ENID, Okla. — In the first 14 months of a state parking pass program, the two Northwest Oklahoma parks required to charge the fee for visitors rank near the bottom in revenue generated.
Boiling Springs State Park near Woodward brought in $20,467, while Salt Plains State Park near Cherokee generated $16,832.
Overall, the program has generated nearly $2.2 million, much less than the projected $10 million. Beavers Bend State Park generated the most revenue by far, with $708,675.
The parking pass program generated nearly $2.2 million, considerably less than the $10 million projected when park officials first unveiled the program, according to records obtained by CNHI Oklahoma through an open records request.

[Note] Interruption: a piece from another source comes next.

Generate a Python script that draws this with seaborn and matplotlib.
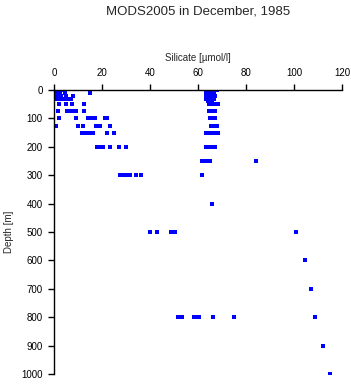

Most state parks are required to charge the fee. Some parks, such as Roman Nose State Park near Watonga, are not required.
State residents have the option to pay $60 per year per vehicle for unlimited access to Oklahoma’s state parks or $8 per day for a one-day pass. Out-of-state visitors pay $75 per year for an annual pass or $10 for a daily one.
Money generated by the program is to be used to maintain park infrastructure.
Violators of the fee face a $20 citation.
Park employees have been tasked with using a cellphone application to scan license plates to locate those who refuse to pay.
Statewide, 14,257 citations have been issued, with most of those coming since March.
Boiling Springs has issued only one citation, back in August 2020, while Salt Plains has issued no citations.